SHORT EXERCISE: Can you set down, exactly as they appear below, the lines from the opening of the material through the one bearing "(0,0) rectangle (1704,861);", minus the pictures?

RECORDED INFORMATION:
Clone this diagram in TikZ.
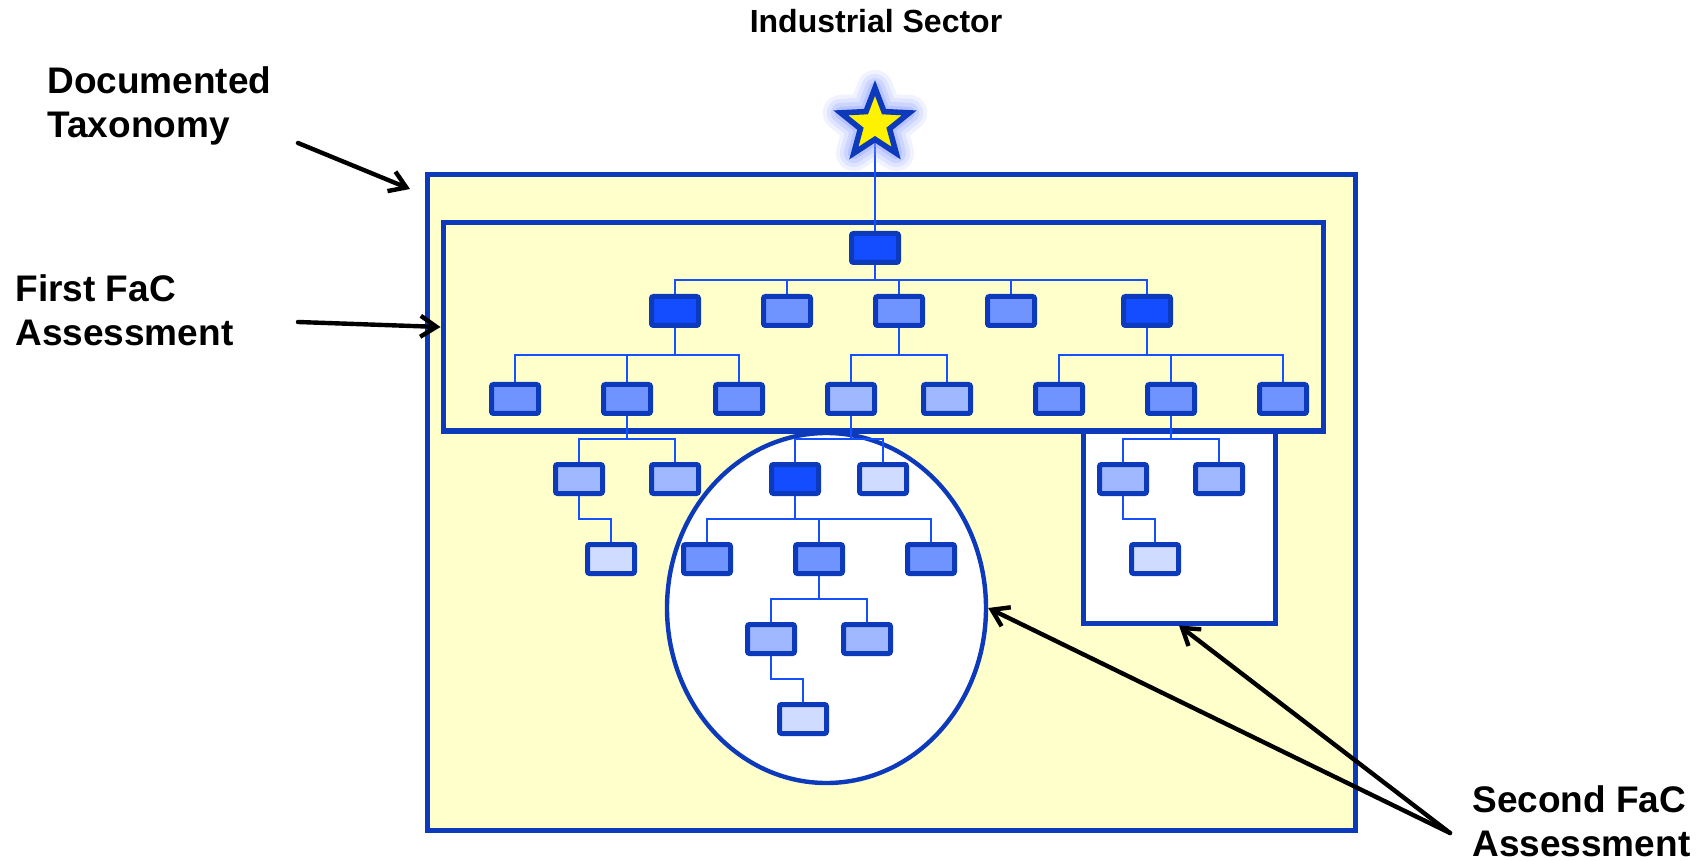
\documentclass[tikz,border=0pt]{standalone}
\usepackage{fontspec}
\setmainfont{Liberation Sans}
\usetikzlibrary{shapes.geometric,arrows.meta}

\definecolor{frameblue}{RGB}{12,58,186}
\definecolor{linkblue}{RGB}{20,80,255}
\definecolor{shadedark}{RGB}{20,76,255}
\definecolor{shademid}{RGB}{112,148,255}
\definecolor{shadelight}{RGB}{160,184,255}
\definecolor{shadepale}{RGB}{208,220,255}
\definecolor{paleyellow}{RGB}{255,255,204}
\definecolor{glowblue}{RGB}{135,155,255}

\tikzset{
	box/.style={draw=frameblue, line width=2.5pt, rounded corners=1pt, inner sep=0pt,
		minimum width=23.5pt, minimum height=14.5pt},
	boxdark/.style={box, fill=shadedark},
	boxmid/.style={box, fill=shademid},
	boxlight/.style={box, fill=shadelight},
	boxpale/.style={box, fill=shadepale},
	link/.style={draw=linkblue, line width=1pt},
	container/.style={draw=frameblue, line width=2.5pt, inner sep=0pt},
	note/.style={font=\fontsize{18.5}{22}\selectfont\bfseries, align=left, inner sep=0pt},
	pointer/.style={-{Straight Barb[length=8pt,width=10.5pt]}, line width=2.2pt, line cap=round, line join=round},
	starshape/.style={star, star points=5, star point ratio=2.35, minimum size=36pt, inner sep=0pt}
}

\begin{document}
\begin{tikzpicture}[x=0.5pt, y=-0.5pt]
		\useasboundingbox (0,0) rectangle (1704,861);

		% frames
		\node[container, fill=paleyellow, minimum width=464pt, minimum height=327.5pt] (taxo) at (891,502.5) {};
		\node[container, fill=white, minimum width=96pt, minimum height=96pt] (branch) at (1179,527) {};
		\node[container, ellipse, fill=white, line width=2.2pt, minimum width=159.5pt, minimum height=175pt] (subtree) at (826.5,608) {};
		\node[container, minimum width=440pt, minimum height=104pt] (first) at (883,327) {};

		% taxonomy boxes
		\node[boxdark] (root) at (875,248) {};
		\foreach \n/\x/\s in {a1/675/boxdark, a2/787/boxmid, a3/899/boxmid, a4/1011/boxmid, a5/1147/boxdark}
			\node[\s] (\n) at (\x,311) {};
		\foreach \n/\x/\s in {b1/515/boxmid, b2/627/boxmid, b3/739/boxmid, b4/851/boxlight,
				b5/947/boxlight, b6/1059/boxmid, b7/1171/boxmid, b8/1283/boxmid}
			\node[\s] (\n) at (\x,399) {};
		\foreach \n/\x/\s in {c1/579/boxlight, c2/675/boxlight, c3/795/boxdark, c4/883/boxpale,
				c5/1123/boxlight, c6/1219/boxlight}
			\node[\s] (\n) at (\x,479) {};
		\foreach \n/\x/\s in {d1/611/boxpale, d2/707/boxmid, d3/819/boxmid, d4/931/boxmid, d5/1155/boxpale}
			\node[\s] (\n) at (\x,559) {};
		\node[boxlight] (e1) at (771,639) {};
		\node[boxlight] (e2) at (867,639) {};
		\node[boxpale] (f1) at (803,719) {};

		% tree links
		\foreach \p/\c/\m in {root/a1/280, root/a2/280, root/a3/280, root/a4/280, root/a5/280,
				a1/b1/355, a1/b2/355, a1/b3/355, a3/b4/355, a3/b5/355, a5/b6/355, a5/b7/355, a5/b8/355,
				b2/c1/439, b2/c2/439, b4/c3/439, b4/c4/439, b7/c5/439, b7/c6/439,
				c1/d1/519, c3/d2/519, c3/d3/519, c3/d4/519, c5/d5/519,
				d3/e1/599, d3/e2/599, e1/f1/679}
			\draw[link] (\p.south) -- (\p.south |- 0,\m) -| (\c.north);

		% industrial sector star
		\coordinate (sector) at (875,124);
		\draw[link] (sector) -- (root);
		\foreach \w/\o in {18/0.12, 14/0.16, 10/0.22, 6/0.3}
			\node[starshape, draw=glowblue, draw opacity=\o, line width=\w pt, line join=round] at (sector) {};
		\node[starshape, draw=frameblue, fill=yellow, line width=2.8pt] (sectorstar) at (sector) {};
		\node[font=\fontsize{16}{19}\selectfont\bfseries, anchor=base] (sectorlabel) at (876,33) {Industrial Sector};

		% side labels
		\node[note, anchor=north west] (doc) at (47,66) {Documented\\Taxonomy};
		\node[note, anchor=north west] (firstlabel) at (15,274) {First FaC\\Assessment};
		\node[note, anchor=north west] (secondlabel) at (1472,785) {Second FaC\\Assessment};

		\coordinate (doctail) at (298,143);
		\coordinate (doctip) at (410,189);
		\coordinate (firsttail) at (298,322);
		\coordinate (secondtail) at (1450,833);
		\draw[pointer] (doctail) -- (doctip);
		\draw[pointer] (firsttail) -- (first.west);
		\draw[pointer] (secondtail) -- (subtree.east);
		\draw[pointer] (secondtail) -- (branch.south);

	\end{tikzpicture}
\end{document}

SOLUTION:
Clone this diagram in TikZ.
\documentclass[tikz,border=0pt]{standalone}
\usepackage{fontspec}
\setmainfont{Liberation Sans}
\usetikzlibrary{shapes.geometric,arrows.meta}

\definecolor{frameblue}{RGB}{12,58,186}
\definecolor{linkblue}{RGB}{20,80,255}
\definecolor{shadedark}{RGB}{20,76,255}
\definecolor{shademid}{RGB}{112,148,255}
\definecolor{shadelight}{RGB}{160,184,255}
\definecolor{shadepale}{RGB}{208,220,255}
\definecolor{paleyellow}{RGB}{255,255,204}
\definecolor{glowblue}{RGB}{135,155,255}

\tikzset{
	box/.style={draw=frameblue, line width=2.5pt, rounded corners=1pt, inner sep=0pt,
		minimum width=23.5pt, minimum height=14.5pt},
	boxdark/.style={box, fill=shadedark},
	boxmid/.style={box, fill=shademid},
	boxlight/.style={box, fill=shadelight},
	boxpale/.style={box, fill=shadepale},
	link/.style={draw=linkblue, line width=1pt},
	container/.style={draw=frameblue, line width=2.5pt, inner sep=0pt},
	note/.style={font=\fontsize{18.5}{22}\selectfont\bfseries, align=left, inner sep=0pt},
	pointer/.style={-{Straight Barb[length=8pt,width=10.5pt]}, line width=2.2pt, line cap=round, line join=round},
	starshape/.style={star, star points=5, star point ratio=2.35, minimum size=36pt, inner sep=0pt}
}

\begin{document}
\begin{tikzpicture}[x=0.5pt, y=-0.5pt]
		\useasboundingbox (0,0) rectangle (1704,861);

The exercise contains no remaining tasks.